Slovenian officials, including Prime Minister Janez Jansa, have warned that the referendum on the so-called bad bank plan would jeopardize efforts to recapitalize lenders such as Nova Ljubljanska Banka d.d. and probably force the Adriatic nation to join Greece, Ireland, Portugal, Cyprus and Spain in seeking a rescue package to prop up its ailing financial industry.

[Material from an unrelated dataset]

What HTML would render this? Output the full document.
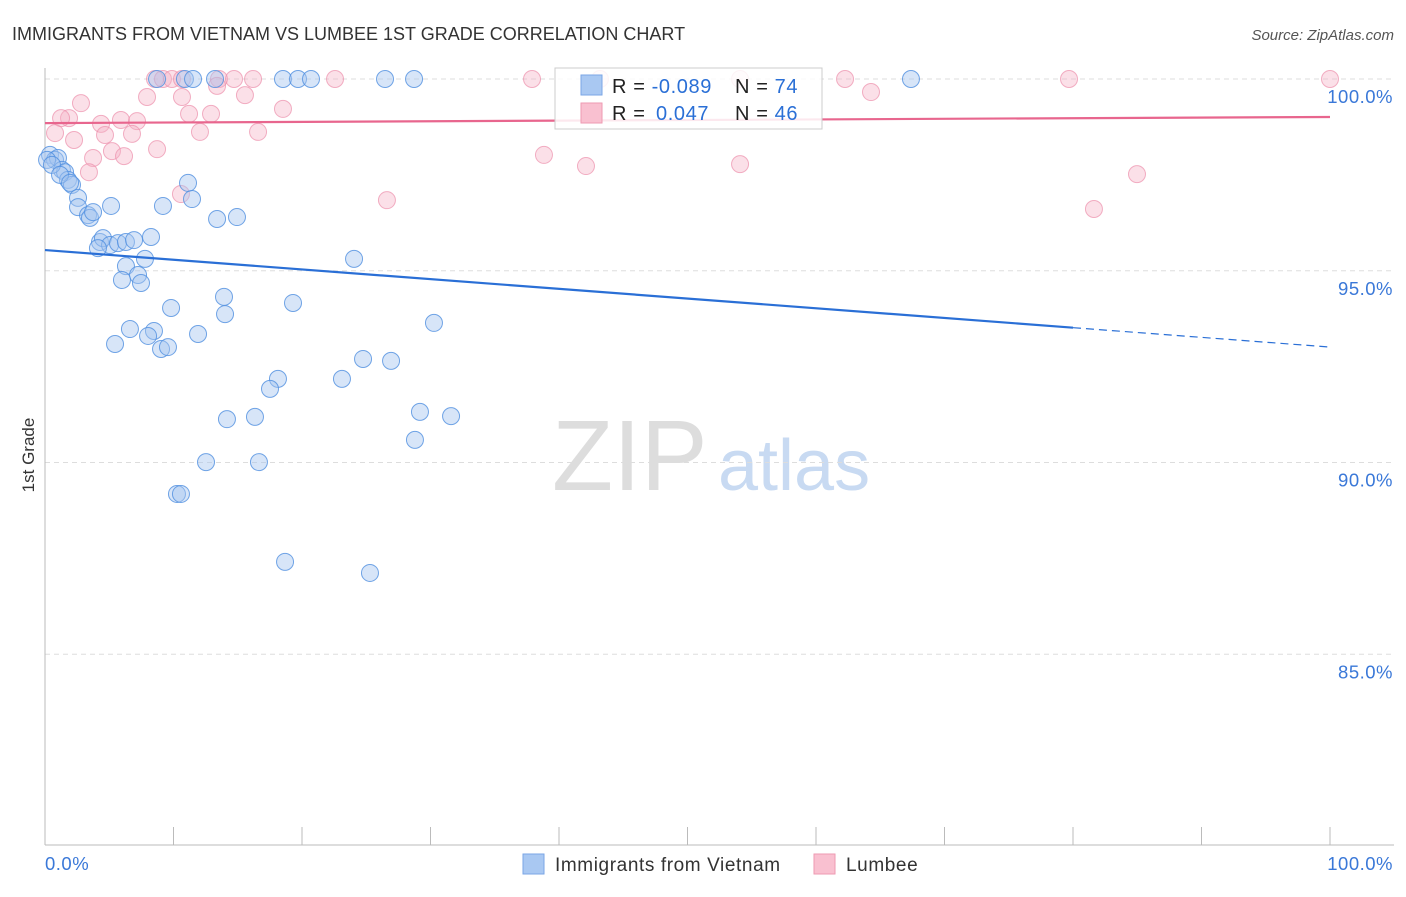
<!DOCTYPE html>
<html><head><meta charset="utf-8"><style>
body{margin:0;background:#fff;font-family:"Liberation Sans",sans-serif}
svg text{font-family:"Liberation Sans",sans-serif}
</style></head><body>
<svg id="c" width="1406" height="892">
<text x="12" y="40" font-size="18" fill="#333">IMMIGRANTS FROM VIETNAM VS LUMBEE 1ST GRADE CORRELATION CHART</text>
<text x="1394" y="40" font-size="15" fill="#555" text-anchor="end" font-style="italic">Source: ZipAtlas.com</text>
<text x="34" y="455" font-size="17" fill="#333" transform="rotate(-90 34 455)" text-anchor="middle">1st Grade</text>
<text x="552" y="490" font-size="100" fill="#ddd" font-family="Liberation Serif">ZIP</text>
<text x="718" y="490" font-size="72" fill="#c8daf2">atlas</text>
<g id="grid"></g><g id="axes"></g><g id="pts"></g><g id="trend"></g>
<g>
<rect x="555" y="68" width="267" height="61" fill="#fff" fill-opacity="0.85" stroke="#ccc"/>
<rect x="581" y="75" width="21" height="20" fill="#a9c8f2" stroke="#7aa6e6"/>
<rect x="581" y="103" width="21" height="20" fill="#f9c0d0" stroke="#ee9ab2"/>
<text x="612" y="93" font-size="20" fill="#222" letter-spacing="0.6">R = <tspan fill="#2a6fd6">-0.089</tspan></text>
<text x="735" y="93" font-size="20" fill="#222" letter-spacing="0.6">N = <tspan fill="#2a6fd6">74</tspan></text>
<text x="612" y="120" font-size="20" fill="#222" letter-spacing="0.6">R = <tspan fill="#2a6fd6" x="656">0.047</tspan></text>
<text x="735" y="120" font-size="20" fill="#222" letter-spacing="0.6">N = <tspan fill="#2a6fd6">46</tspan></text>
</g>
<g>
<rect x="523" y="854" width="21" height="20" fill="#a9c8f2" stroke="#7aa6e6"/>
<text x="555" y="871" font-size="19" fill="#333" letter-spacing="0.6">Immigrants from Vietnam</text>
<rect x="814" y="854" width="21" height="20" fill="#f9c0d0" stroke="#ee9ab2"/>
<text x="846" y="871" font-size="19" fill="#333" letter-spacing="0.6">Lumbee</text>
</g>
</svg>
<script>
const blueX=[8.72,10.89,11.52,13.23,18.52,19.69,20.70,26.46,28.72,67.39,0.39,0.78,1.01,1.32,1.56,1.79,2.10,2.57,2.57,3.35,3.50,3.74,5.14,9.18,11.13,11.44,13.39,14.94,4.28,4.51,5.06,5.68,6.30,6.93,8.25,4.12,7.78,24.05,6.30,7.24,5.99,7.47,9.81,13.93,14.01,19.30,6.61,8.48,8.02,5.45,9.03,9.57,11.91,30.27,24.75,26.93,18.13,17.51,23.11,14.16,16.34,29.18,31.60,28.79,12.53,16.65,10.27,10.58,18.68,25.29,0.16,0.54,1.17,1.95];
const blueY=[100,100,100,100,100,100,100,100,100,100,98.02,97.89,97.94,97.63,97.57,97.37,97.24,96.90,96.66,96.45,96.38,96.53,96.69,96.69,97.29,96.87,96.35,96.40,95.75,95.85,95.67,95.72,95.75,95.80,95.88,95.59,95.31,95.31,95.12,94.89,94.76,94.68,94.03,94.32,93.87,94.16,93.48,93.43,93.30,93.09,92.96,93.01,93.35,93.64,92.70,92.65,92.18,91.92,92.18,91.13,91.19,91.32,91.21,90.59,90.01,90.01,89.18,89.18,87.41,87.12,97.89,97.76,97.50,97.29];
const pinkX=[8.56,9.18,9.88,10.66,13.54,14.71,16.19,22.57,37.90,43.19,54.09,62.26,79.69,100,13.39,64.28,7.94,10.66,15.56,2.80,18.52,11.21,12.92,1.87,1.25,4.36,5.91,7.16,0.78,4.67,12.06,6.77,16.58,2.26,8.72,5.21,3.74,6.15,38.83,42.10,54.09,84.98,3.42,10.58,26.61,81.63];
const pinkY=[100,100,100,100,100,100,100,100,100,100,100,100,100,100,99.82,99.66,99.53,99.53,99.58,99.37,99.22,99.09,99.09,98.98,98.98,98.83,98.93,98.90,98.59,98.54,98.62,98.57,98.62,98.41,98.17,98.12,97.94,97.99,98.02,97.73,97.78,97.52,97.57,97.00,96.84,96.61];
const blueTrend=[95.54,93.01];
const pinkTrend=[98.85,99.01];
const yTicks=[100,95,90,85];
const yTickLabels=["100.0%","95.0%","90.0%","85.0%"];
const xTicks=[0,10,20,30,40,50,60,70,80,90,100];
const NS="http://www.w3.org/2000/svg";
const sx=v=>45+v*12.85, sy=v=>79+(100-v)*38.35;
function mk(tag,attrs,parent){const e=document.createElementNS(NS,tag);for(const k in attrs)e.setAttribute(k,attrs[k]);document.getElementById(parent).appendChild(e);return e;}
yTicks.forEach((t,i)=>{
 const l=mk('line',{x1:45,x2:1394,y1:sy(t),y2:sy(t),stroke:'#ddd','stroke-dasharray':'5,4'},'grid');
 
 
 const tx=mk('text',{x:1393,y:sy(t)+24,'font-size':18.5,fill:'#3a78d8','text-anchor':'end','letter-spacing':0.5},'grid');
 tx.textContent=yTickLabels[i];
 
 
});
let a=mk('line',{x1:45,x2:45,y1:68,y2:845,stroke:'#bbb'},'axes');


a=mk('line',{x1:45,x2:1394,y1:845,y2:845,stroke:'#bbb'},'axes');


xTicks.forEach(t=>{const l=mk('line',{x1:sx(t),x2:sx(t),y1:827,y2:845,stroke:'#bbb'},'axes');
 
 });
let t0=mk('text',{x:45,y:870,'font-size':18.5,fill:'#3a78d8','letter-spacing':0.5},'axes');t0.textContent='0.0%';


let t1=mk('text',{x:1393,y:870,'font-size':18.5,fill:'#3a78d8','text-anchor':'end','letter-spacing':0.5},'axes');t1.textContent='100.0%';


pinkX.forEach((x,i)=>{const c=mk('circle',{cx:sx(x),cy:sy(pinkY[i]),r:8.5,fill:'#f6b2c6','fill-opacity':0.4,stroke:'#ec8fab','stroke-opacity':0.7},'pts');
 
 });
blueX.forEach((x,i)=>{const c=mk('circle',{cx:sx(x),cy:sy(blueY[i]),r:8.5,fill:'#a6c6f0','fill-opacity':0.45,stroke:'#4f8ee0','stroke-opacity':0.8},'pts');
 
 });
const bAt=x=>blueTrend[0]+(blueTrend[1]-blueTrend[0])*x/100;
let l=mk('line',{x1:sx(0),y1:sy(bAt(0)),x2:sx(80),y2:sy(bAt(80)),stroke:'#2a6fd6','stroke-width':2.2},'trend');


l=mk('line',{x1:sx(80),y1:sy(bAt(80)),x2:sx(100),y2:sy(bAt(100)),stroke:'#2a6fd6','stroke-width':1.2,'stroke-dasharray':'8,5'},'trend');


l=mk('line',{x1:sx(0),y1:sy(pinkTrend[0]),x2:sx(100),y2:sy(pinkTrend[1]),stroke:'#e8668e','stroke-width':2.2},'trend');


</script>
</body></html>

“This is a major positive signal for Slovenia that there is a limit to the referendum abuse practice and it also sets groundbreaking legal precedent,” Andraz Grahek, an independent financial adviser in Ljubljana, said in a phone after the ruling. “It will also allow the government to focus on the execution of these plans. The finance minister has won the battle, but the tug of war may well continue.”
Bank Funding Plan
The bank funding plan foresees the creation of a government agency that would take up bad loans from lenders in exchange for government-guaranteed bonds of as much as 4 billion euros ($5.3 billion) that will probably be eligible for further financing at the European Central Bank, Finance Minister Janez Sustersic has said. A further 1 billion euros direct recapitalization for banks such as Nova Kreditna Banka (KBMR) Maribor d.d. is also foreseen, Sustersic has said.
Slovenian bonds gained, lowering the yield on the sovereign dollar-denominated notes maturing in 2022 by 39 basis points, or 0.39 percentage point, to a record low of 5.06 percent as of 3:19 p.m. The yield rose to a record high of 5.78 percent on Nov. 15 as the threat of referendums surfaced.